> [Exercise instructions] Search the material below for the string "this" and list each line that holds it.

> [Stored data]
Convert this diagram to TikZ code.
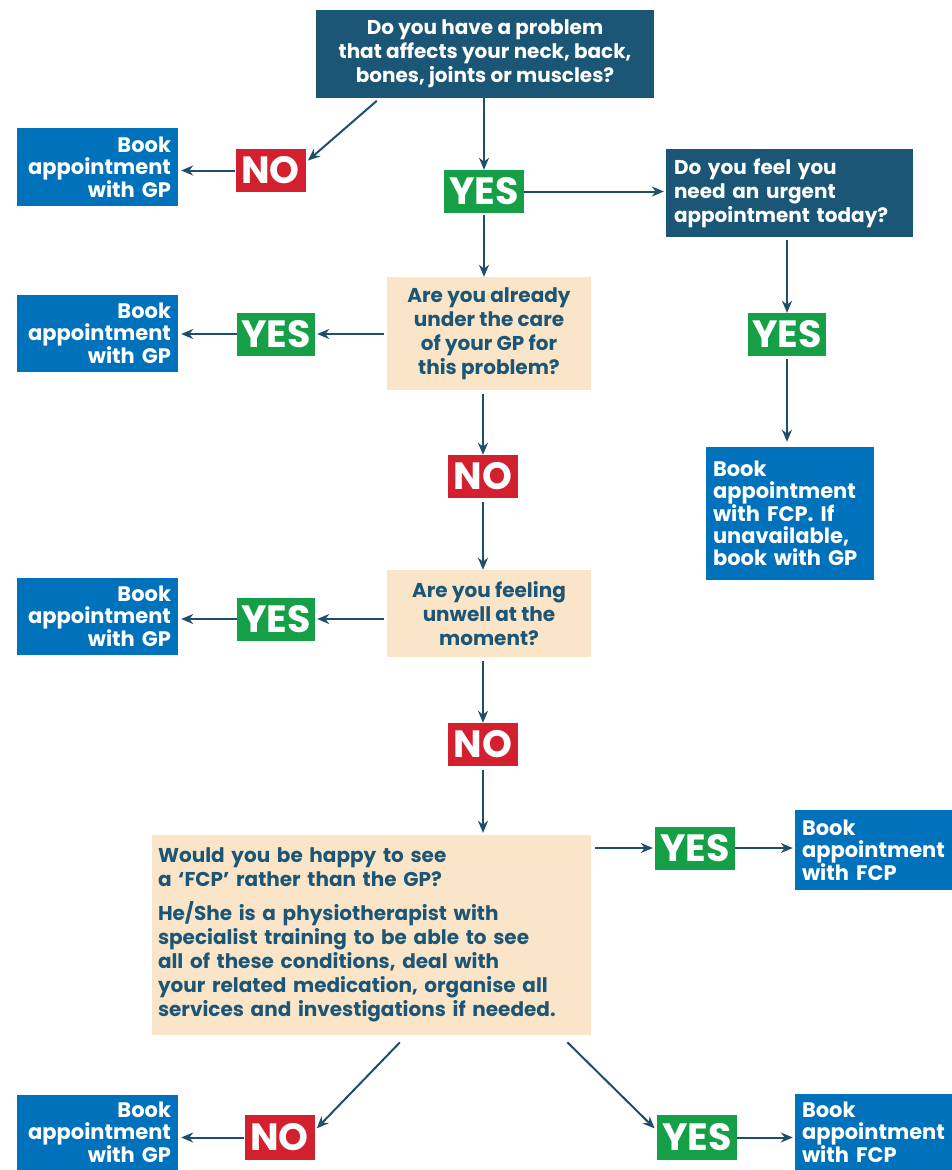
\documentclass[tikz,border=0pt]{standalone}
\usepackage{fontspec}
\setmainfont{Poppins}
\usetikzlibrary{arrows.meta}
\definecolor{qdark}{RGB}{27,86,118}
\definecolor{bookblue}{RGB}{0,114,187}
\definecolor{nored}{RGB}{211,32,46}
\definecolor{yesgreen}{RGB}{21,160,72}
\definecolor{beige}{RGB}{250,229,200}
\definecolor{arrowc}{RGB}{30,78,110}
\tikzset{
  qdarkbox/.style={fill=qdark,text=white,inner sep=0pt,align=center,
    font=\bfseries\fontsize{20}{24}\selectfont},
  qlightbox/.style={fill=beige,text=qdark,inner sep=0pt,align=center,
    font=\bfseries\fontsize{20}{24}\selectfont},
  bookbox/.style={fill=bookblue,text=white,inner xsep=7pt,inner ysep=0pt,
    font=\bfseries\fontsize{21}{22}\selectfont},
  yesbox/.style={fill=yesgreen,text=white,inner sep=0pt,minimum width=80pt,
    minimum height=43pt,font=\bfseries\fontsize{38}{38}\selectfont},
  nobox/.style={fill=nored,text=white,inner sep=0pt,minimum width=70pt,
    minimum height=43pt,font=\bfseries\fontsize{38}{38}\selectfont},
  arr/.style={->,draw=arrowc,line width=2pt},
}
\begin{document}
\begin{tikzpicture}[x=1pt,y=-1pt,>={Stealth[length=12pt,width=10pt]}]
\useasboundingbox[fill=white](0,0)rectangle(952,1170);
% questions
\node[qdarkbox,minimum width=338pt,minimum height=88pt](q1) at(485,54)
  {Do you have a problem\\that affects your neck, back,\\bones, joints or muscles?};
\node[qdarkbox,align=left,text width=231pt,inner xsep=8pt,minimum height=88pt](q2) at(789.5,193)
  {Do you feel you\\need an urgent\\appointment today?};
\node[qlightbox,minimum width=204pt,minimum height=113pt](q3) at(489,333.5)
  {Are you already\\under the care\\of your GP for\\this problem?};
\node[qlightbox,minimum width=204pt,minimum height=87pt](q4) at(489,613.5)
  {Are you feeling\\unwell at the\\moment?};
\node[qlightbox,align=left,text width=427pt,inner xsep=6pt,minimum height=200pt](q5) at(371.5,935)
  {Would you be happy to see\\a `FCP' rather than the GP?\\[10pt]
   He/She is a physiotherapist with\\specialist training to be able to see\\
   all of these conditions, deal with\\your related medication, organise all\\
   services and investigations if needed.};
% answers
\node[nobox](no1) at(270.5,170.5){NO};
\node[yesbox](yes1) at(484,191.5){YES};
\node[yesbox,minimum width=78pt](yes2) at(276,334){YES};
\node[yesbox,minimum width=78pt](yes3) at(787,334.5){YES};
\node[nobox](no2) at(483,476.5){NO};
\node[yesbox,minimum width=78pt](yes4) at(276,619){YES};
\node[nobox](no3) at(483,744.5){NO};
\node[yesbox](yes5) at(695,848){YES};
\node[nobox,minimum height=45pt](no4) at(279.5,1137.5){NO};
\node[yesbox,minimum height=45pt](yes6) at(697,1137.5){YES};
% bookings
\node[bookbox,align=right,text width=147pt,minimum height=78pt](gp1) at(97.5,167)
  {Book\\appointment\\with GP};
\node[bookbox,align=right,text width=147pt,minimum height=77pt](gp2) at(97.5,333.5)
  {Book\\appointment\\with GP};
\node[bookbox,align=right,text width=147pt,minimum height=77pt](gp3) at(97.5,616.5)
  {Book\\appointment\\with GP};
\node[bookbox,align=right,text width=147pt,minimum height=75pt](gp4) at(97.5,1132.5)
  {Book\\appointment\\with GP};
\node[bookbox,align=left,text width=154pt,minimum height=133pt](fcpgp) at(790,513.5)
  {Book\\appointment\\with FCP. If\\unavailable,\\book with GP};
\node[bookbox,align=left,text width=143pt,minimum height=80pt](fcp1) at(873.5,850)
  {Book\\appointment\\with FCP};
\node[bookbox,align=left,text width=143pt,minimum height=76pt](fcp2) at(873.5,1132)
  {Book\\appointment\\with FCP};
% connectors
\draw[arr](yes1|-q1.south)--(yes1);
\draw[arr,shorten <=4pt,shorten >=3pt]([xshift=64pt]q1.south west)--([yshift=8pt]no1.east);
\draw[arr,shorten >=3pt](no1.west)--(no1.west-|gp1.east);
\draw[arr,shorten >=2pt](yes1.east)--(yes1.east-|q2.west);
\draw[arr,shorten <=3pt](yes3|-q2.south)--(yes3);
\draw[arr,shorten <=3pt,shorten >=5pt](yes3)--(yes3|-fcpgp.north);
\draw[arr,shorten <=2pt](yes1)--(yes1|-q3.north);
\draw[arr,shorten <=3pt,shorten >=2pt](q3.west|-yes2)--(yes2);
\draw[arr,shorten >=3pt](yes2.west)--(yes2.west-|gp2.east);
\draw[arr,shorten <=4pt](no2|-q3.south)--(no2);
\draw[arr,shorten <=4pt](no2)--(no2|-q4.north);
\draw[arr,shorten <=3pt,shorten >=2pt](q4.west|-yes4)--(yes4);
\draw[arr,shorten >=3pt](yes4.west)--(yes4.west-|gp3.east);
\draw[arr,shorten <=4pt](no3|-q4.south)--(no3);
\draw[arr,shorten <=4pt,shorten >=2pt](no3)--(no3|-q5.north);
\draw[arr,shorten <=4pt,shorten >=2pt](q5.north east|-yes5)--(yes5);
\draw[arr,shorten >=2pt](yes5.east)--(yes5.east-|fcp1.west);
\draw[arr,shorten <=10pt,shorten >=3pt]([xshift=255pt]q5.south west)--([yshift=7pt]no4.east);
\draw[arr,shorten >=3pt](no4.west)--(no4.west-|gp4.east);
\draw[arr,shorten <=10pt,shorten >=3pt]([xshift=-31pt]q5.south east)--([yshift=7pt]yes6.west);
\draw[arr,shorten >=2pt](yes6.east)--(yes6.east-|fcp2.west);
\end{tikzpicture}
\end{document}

> [Result]
Convert this diagram to TikZ code.
  {Are you already\\under the care\\of your GP for\\this problem?};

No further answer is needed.